* Start *
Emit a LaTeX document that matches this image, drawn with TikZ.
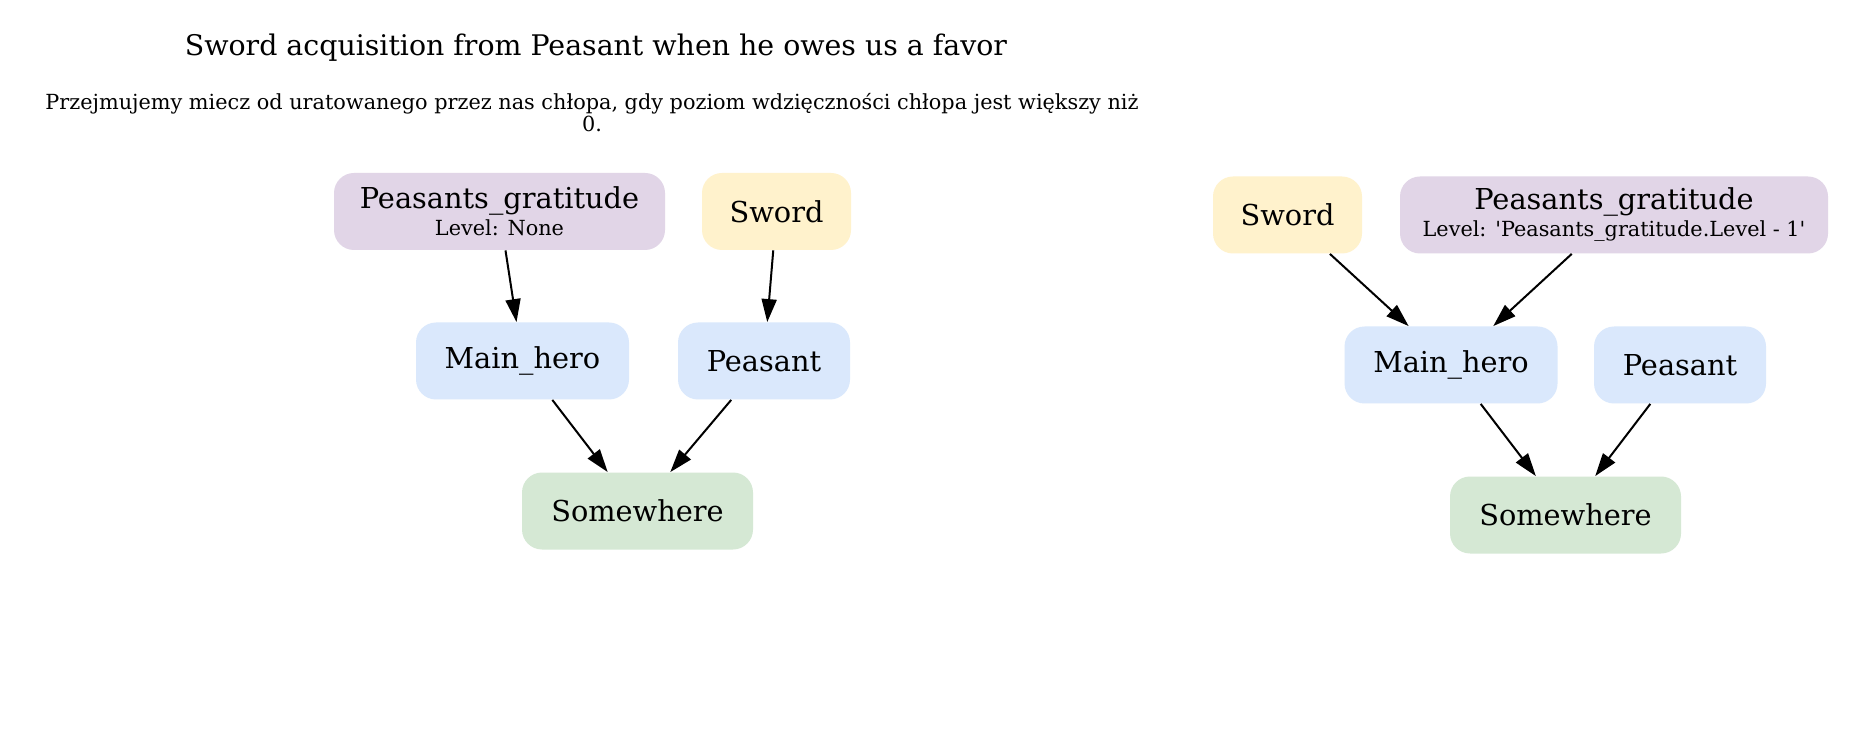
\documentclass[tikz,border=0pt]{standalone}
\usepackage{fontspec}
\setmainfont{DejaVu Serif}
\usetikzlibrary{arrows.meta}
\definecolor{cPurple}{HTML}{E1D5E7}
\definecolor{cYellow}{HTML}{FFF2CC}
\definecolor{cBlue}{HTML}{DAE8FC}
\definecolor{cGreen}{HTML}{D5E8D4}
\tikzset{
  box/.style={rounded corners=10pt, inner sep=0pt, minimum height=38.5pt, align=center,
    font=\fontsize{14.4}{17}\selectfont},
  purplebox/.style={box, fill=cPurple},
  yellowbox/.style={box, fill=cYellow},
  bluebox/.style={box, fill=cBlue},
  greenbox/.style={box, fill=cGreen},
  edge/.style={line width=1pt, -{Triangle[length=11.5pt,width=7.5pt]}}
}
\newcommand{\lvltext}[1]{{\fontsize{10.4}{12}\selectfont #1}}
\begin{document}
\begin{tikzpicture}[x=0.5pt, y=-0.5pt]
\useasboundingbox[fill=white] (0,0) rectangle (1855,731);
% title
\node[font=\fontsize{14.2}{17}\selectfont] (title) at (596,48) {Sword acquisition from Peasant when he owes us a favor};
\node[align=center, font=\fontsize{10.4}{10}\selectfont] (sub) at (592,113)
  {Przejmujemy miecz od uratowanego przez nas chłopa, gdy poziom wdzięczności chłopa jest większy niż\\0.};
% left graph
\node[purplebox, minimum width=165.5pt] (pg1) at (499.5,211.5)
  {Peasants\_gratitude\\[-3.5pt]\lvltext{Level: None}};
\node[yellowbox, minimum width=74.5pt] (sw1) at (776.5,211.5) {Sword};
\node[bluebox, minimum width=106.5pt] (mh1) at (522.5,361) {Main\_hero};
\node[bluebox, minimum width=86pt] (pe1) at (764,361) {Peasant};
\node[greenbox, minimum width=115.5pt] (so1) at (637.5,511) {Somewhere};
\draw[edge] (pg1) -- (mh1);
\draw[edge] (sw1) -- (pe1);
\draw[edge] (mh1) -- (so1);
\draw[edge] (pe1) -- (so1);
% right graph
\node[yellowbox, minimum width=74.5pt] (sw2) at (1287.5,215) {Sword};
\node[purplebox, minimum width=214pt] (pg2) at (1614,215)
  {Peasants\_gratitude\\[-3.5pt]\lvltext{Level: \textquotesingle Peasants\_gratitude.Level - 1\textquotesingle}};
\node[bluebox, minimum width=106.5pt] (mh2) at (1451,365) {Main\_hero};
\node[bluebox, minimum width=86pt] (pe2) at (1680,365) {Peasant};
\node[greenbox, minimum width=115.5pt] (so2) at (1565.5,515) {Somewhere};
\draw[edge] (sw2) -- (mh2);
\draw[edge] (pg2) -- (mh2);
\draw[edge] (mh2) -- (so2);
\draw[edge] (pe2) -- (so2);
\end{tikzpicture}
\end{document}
* End *
* Start *
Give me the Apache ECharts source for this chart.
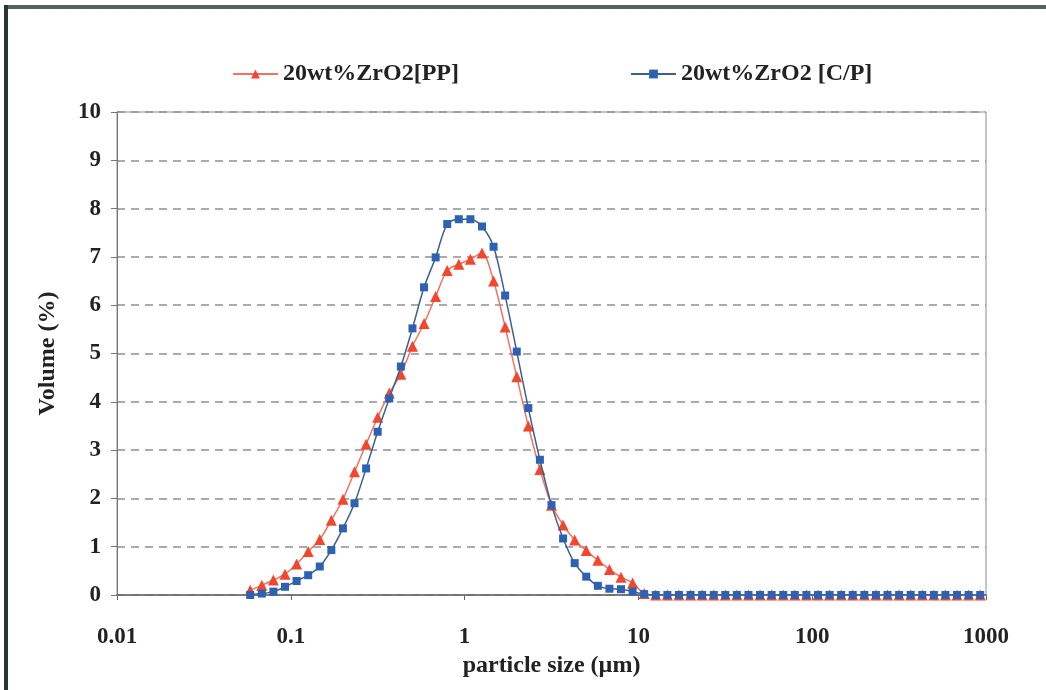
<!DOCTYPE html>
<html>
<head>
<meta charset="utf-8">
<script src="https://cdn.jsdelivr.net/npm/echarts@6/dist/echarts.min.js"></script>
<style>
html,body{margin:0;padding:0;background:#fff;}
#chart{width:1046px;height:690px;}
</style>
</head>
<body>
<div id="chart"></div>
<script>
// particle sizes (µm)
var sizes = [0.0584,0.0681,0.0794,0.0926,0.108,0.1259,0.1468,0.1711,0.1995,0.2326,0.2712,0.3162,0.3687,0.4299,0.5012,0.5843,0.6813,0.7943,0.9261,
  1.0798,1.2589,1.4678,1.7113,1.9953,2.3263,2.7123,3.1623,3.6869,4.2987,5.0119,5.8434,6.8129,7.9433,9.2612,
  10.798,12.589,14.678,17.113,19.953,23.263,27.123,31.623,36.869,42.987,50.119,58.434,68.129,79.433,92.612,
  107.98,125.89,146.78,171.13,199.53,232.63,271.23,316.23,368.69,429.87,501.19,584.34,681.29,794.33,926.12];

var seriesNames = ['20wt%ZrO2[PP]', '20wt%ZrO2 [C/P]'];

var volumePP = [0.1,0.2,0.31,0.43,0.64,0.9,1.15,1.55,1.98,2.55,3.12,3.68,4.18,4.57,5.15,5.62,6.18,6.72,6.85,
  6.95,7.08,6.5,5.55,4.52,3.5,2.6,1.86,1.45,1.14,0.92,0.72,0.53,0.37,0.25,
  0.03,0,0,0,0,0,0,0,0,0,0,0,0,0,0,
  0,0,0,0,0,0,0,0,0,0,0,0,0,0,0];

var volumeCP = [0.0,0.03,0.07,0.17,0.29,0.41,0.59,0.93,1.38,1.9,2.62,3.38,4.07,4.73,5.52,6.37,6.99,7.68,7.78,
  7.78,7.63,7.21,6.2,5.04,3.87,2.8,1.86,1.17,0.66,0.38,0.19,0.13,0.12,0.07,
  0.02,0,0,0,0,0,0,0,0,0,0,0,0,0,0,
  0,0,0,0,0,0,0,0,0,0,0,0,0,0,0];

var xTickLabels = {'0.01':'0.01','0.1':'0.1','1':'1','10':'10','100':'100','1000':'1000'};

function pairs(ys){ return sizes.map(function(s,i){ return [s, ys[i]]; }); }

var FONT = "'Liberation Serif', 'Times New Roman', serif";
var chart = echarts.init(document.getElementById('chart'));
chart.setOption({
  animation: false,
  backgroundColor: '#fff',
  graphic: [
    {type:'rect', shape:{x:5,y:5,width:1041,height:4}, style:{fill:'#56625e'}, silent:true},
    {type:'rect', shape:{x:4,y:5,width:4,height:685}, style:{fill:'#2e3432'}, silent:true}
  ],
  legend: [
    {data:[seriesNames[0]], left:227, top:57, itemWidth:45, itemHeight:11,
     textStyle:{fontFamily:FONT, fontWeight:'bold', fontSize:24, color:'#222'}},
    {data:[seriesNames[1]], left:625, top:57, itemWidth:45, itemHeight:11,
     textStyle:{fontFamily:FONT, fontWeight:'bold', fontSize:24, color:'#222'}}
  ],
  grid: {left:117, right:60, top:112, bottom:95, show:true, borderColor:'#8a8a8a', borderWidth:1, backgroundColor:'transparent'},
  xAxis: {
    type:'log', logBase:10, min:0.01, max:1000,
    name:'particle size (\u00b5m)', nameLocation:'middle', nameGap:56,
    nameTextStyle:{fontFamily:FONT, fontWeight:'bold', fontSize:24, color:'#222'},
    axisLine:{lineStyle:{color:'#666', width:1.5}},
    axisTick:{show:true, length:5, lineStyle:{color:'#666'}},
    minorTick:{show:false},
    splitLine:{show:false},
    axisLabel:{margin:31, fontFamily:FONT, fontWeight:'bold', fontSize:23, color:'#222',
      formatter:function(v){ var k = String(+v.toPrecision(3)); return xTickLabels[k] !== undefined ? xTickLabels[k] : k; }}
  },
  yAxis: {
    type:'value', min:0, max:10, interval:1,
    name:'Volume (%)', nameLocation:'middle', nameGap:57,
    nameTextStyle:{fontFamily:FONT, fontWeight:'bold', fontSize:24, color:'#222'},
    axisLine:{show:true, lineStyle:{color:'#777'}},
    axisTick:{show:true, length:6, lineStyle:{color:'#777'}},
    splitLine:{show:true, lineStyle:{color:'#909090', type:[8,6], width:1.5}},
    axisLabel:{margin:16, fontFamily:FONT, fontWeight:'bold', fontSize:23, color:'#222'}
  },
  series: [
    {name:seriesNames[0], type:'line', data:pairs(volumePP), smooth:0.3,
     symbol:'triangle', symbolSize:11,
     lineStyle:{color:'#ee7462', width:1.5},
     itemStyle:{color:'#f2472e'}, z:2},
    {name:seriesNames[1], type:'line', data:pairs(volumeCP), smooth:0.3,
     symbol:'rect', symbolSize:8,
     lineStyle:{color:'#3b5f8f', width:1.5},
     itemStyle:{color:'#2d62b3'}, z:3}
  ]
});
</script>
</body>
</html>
* End *
Work to do. State the number of lines above that hold the string "this", with nothing added.

Result of the exercise. 2